§ Problem details:
Copy out every record below exactly as written, but leave out any pictures.

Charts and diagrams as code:
════════════════════
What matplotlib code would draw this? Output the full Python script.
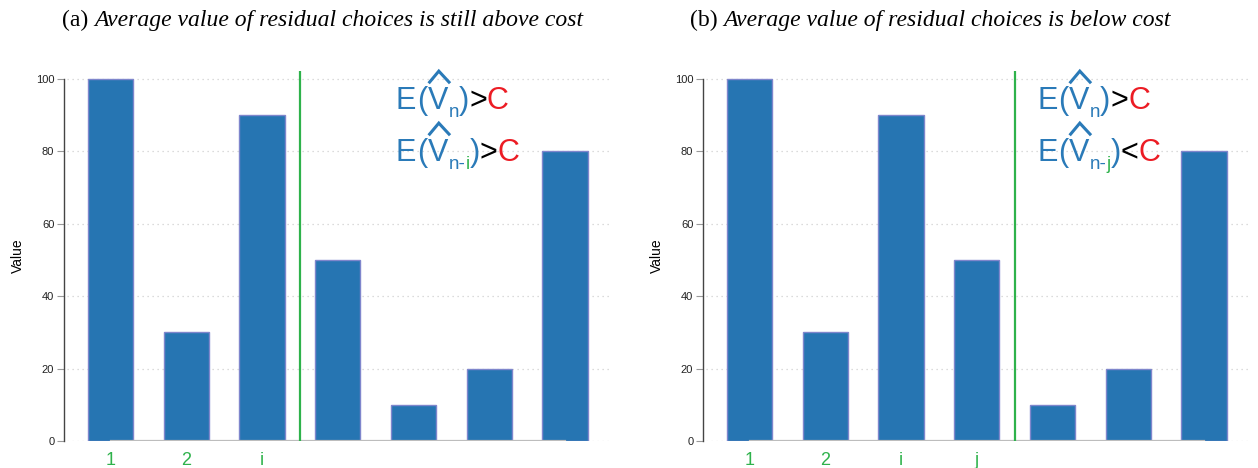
import matplotlib
matplotlib.use("Agg")
import matplotlib.pyplot as plt
from matplotlib.transforms import IdentityTransform
from matplotlib.lines import Line2D

# Values of the seven choices (same in both panels)
values_a = [100, 30, 90, 50, 10, 20, 80]
values_b = [100, 30, 90, 50, 10, 20, 80]
labels_a = ["1", "2", "i"]
labels_b = ["1", "2", "i", "j"]
cut_a = 2.5   # divider after the i-th choice
cut_b = 3.5   # divider after the j-th choice
yticks = [0, 20, 40, 60, 80, 100]

title_a = ("(a) ", "Average value of residual choices is still above cost")
title_b = ("(b) ", "Average value of residual choices is below cost")

BAR = "#2675b2"
EDGE = "#7f86cc"
GREEN = "#2eb24b"
BLUE = "#2a7ab8"
RED = "#ec1c24"

W, H, DPI = 1258, 468, 100
fig = plt.figure(figsize=(W / DPI, H / DPI), dpi=DPI)
plt.rcParams["font.family"] = ["Liberation Sans", "DejaVu Sans"]


def panel(left_px, values, labels, cut):
    ax = fig.add_axes([left_px / W, (H - 441) / H, 548 / W, 370 / H])
    x = list(range(len(values)))
    ax.bar(x, values, width=0.6, color=BAR, edgecolor=EDGE, linewidth=1.0, zorder=3)
    ax.set_xlim(-0.614, len(values) - 1 + 0.62)
    ax.set_ylim(0, 102.2)
    for v in yticks:
        ax.plot([-0.57, len(values) - 1 + 0.62], [v, v], ls=(0, (1, 3)),
                color="#d0d0d0", lw=0.9, zorder=1)
    ax.plot([0, len(values) - 1], [0, 0], color="#bdbdbd", lw=1.6, zorder=4)
    ax.axvline(cut, color=GREEN, lw=1.6, zorder=5)
    for s in ["top", "right", "bottom"]:
        ax.spines[s].set_visible(False)
    ax.spines["left"].set_bounds(0, 100)
    ax.spines["left"].set_color("#444444")
    ax.spines["left"].set_linewidth(1.0)
    ax.set_yticks(yticks)
    ax.tick_params(axis="y", length=5, width=0.8, color="#999999",
                   labelsize=8, labelcolor="#222222", pad=2)
    ax.set_xticks(range(len(labels)))
    ax.set_xticklabels(labels, color=GREEN, fontsize=13)
    ax.tick_params(axis="x", length=0, pad=8)
    ax.set_ylabel("Value", fontsize=10, labelpad=8)
    return ax


panel(64, values_a, labels_a, cut_a)
panel(703, values_b, labels_b, cut_b)

fig.canvas.draw()
renderer = fig.canvas.get_renderer()
ident = IdentityTransform()


def chain(x, y_top, pieces, family):
    """Draw text pieces one after another on a common baseline (pixel coords from top)."""
    placed = []
    for text, color, size, drop, style, kern in pieces:
        t = fig.text(x, H - (y_top + drop), text, transform=ident, fontsize=size,
                     color=color, va="baseline", ha="left", style=style,
                     family=family)
        bb = t.get_window_extent(renderer)
        placed.append((t, bb))
        x = bb.x1 + kern
    return placed


SERIF = ["Liberation Serif", "DejaVu Serif"]
SANS = ["Liberation Sans", "DejaVu Sans"]

for x0, (head, rest) in [(62, title_a), (690, title_b)]:
    chain(x0, 26, [(head, "black", 17, 0, "normal", 0),
                   (rest, "black", 17, 0, "italic", 0)], SERIF)


def formula(x0, base, sub_parts, rel):
    big = 22
    pieces = [("E", BLUE, big, 0, "normal", 1),
              ("(", BLUE, big, 0, "normal", 0),
              ("V", BLUE, big, 0, "normal", 0.5)]
    for txt, col in sub_parts:
        pieces.append((txt, col, 13.5, 8, "normal", 0))
    pieces += [(")", BLUE, big, 0, "normal", 0),
               (rel, "black", big, 0, "normal", 0),
               ("C", RED, big, 0, "normal", 0)]
    placed = chain(x0, base, pieces, SANS)
    vbb = placed[2][1]
    cap_top = H - base + 0.716 * big * DPI / 72
    y0 = cap_top + 5
    fig.add_artist(Line2D([vbb.x0 + 2, (vbb.x0 + vbb.x1) / 2 + 1, vbb.x1 + 1],
                          [y0, y0 + 11, y0], color=BLUE, lw=2.2,
                          transform=ident, solid_joinstyle="miter"))


formula(396, 109, [("n", BLUE)], ">")
formula(396, 161, [("n-", BLUE), ("i", GREEN)], ">")
formula(1037, 109, [("n", BLUE)], ">")
formula(1037, 161, [("n-", BLUE), ("j", GREEN)], "<")

fig.savefig("out.png", dpi=DPI)
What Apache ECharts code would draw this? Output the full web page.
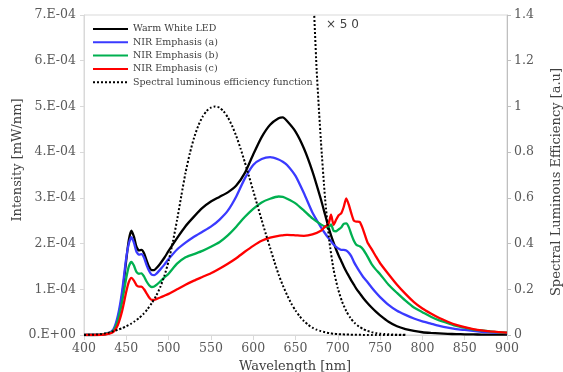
════════════════════
§ Reply to the exercise:
What matplotlib code would draw this? Output the full Python script.
import matplotlib
matplotlib.use("Agg")
import matplotlib.pyplot as plt
from matplotlib.transforms import IdentityTransform
from matplotlib.lines import Line2D

# Values of the seven choices (same in both panels)
values_a = [100, 30, 90, 50, 10, 20, 80]
values_b = [100, 30, 90, 50, 10, 20, 80]
labels_a = ["1", "2", "i"]
labels_b = ["1", "2", "i", "j"]
cut_a = 2.5   # divider after the i-th choice
cut_b = 3.5   # divider after the j-th choice
yticks = [0, 20, 40, 60, 80, 100]

title_a = ("(a) ", "Average value of residual choices is still above cost")
title_b = ("(b) ", "Average value of residual choices is below cost")

BAR = "#2675b2"
EDGE = "#7f86cc"
GREEN = "#2eb24b"
BLUE = "#2a7ab8"
RED = "#ec1c24"

W, H, DPI = 1258, 468, 100
fig = plt.figure(figsize=(W / DPI, H / DPI), dpi=DPI)
plt.rcParams["font.family"] = ["Liberation Sans", "DejaVu Sans"]


def panel(left_px, values, labels, cut):
    ax = fig.add_axes([left_px / W, (H - 441) / H, 548 / W, 370 / H])
    x = list(range(len(values)))
    ax.bar(x, values, width=0.6, color=BAR, edgecolor=EDGE, linewidth=1.0, zorder=3)
    ax.set_xlim(-0.614, len(values) - 1 + 0.62)
    ax.set_ylim(0, 102.2)
    for v in yticks:
        ax.plot([-0.57, len(values) - 1 + 0.62], [v, v], ls=(0, (1, 3)),
                color="#d0d0d0", lw=0.9, zorder=1)
    ax.plot([0, len(values) - 1], [0, 0], color="#bdbdbd", lw=1.6, zorder=4)
    ax.axvline(cut, color=GREEN, lw=1.6, zorder=5)
    for s in ["top", "right", "bottom"]:
        ax.spines[s].set_visible(False)
    ax.spines["left"].set_bounds(0, 100)
    ax.spines["left"].set_color("#444444")
    ax.spines["left"].set_linewidth(1.0)
    ax.set_yticks(yticks)
    ax.tick_params(axis="y", length=5, width=0.8, color="#999999",
                   labelsize=8, labelcolor="#222222", pad=2)
    ax.set_xticks(range(len(labels)))
    ax.set_xticklabels(labels, color=GREEN, fontsize=13)
    ax.tick_params(axis="x", length=0, pad=8)
    ax.set_ylabel("Value", fontsize=10, labelpad=8)
    return ax


panel(64, values_a, labels_a, cut_a)
panel(703, values_b, labels_b, cut_b)

fig.canvas.draw()
renderer = fig.canvas.get_renderer()
ident = IdentityTransform()


def chain(x, y_top, pieces, family):
    """Draw text pieces one after another on a common baseline (pixel coords from top)."""
    placed = []
    for text, color, size, drop, style, kern in pieces:
        t = fig.text(x, H - (y_top + drop), text, transform=ident, fontsize=size,
                     color=color, va="baseline", ha="left", style=style,
                     family=family)
        bb = t.get_window_extent(renderer)
        placed.append((t, bb))
        x = bb.x1 + kern
    return placed


SERIF = ["Liberation Serif", "DejaVu Serif"]
SANS = ["Liberation Sans", "DejaVu Sans"]

for x0, (head, rest) in [(62, title_a), (690, title_b)]:
    chain(x0, 26, [(head, "black", 17, 0, "normal", 0),
                   (rest, "black", 17, 0, "italic", 0)], SERIF)


def formula(x0, base, sub_parts, rel):
    big = 22
    pieces = [("E", BLUE, big, 0, "normal", 1),
              ("(", BLUE, big, 0, "normal", 0),
              ("V", BLUE, big, 0, "normal", 0.5)]
    for txt, col in sub_parts:
        pieces.append((txt, col, 13.5, 8, "normal", 0))
    pieces += [(")", BLUE, big, 0, "normal", 0),
               (rel, "black", big, 0, "normal", 0),
               ("C", RED, big, 0, "normal", 0)]
    placed = chain(x0, base, pieces, SANS)
    vbb = placed[2][1]
    cap_top = H - base + 0.716 * big * DPI / 72
    y0 = cap_top + 5
    fig.add_artist(Line2D([vbb.x0 + 2, (vbb.x0 + vbb.x1) / 2 + 1, vbb.x1 + 1],
                          [y0, y0 + 11, y0], color=BLUE, lw=2.2,
                          transform=ident, solid_joinstyle="miter"))


formula(396, 109, [("n", BLUE)], ">")
formula(396, 161, [("n-", BLUE), ("i", GREEN)], ">")
formula(1037, 109, [("n", BLUE)], ">")
formula(1037, 161, [("n-", BLUE), ("j", GREEN)], "<")

fig.savefig("out.png", dpi=DPI)
What Apache ECharts code would draw this? Output the full web page.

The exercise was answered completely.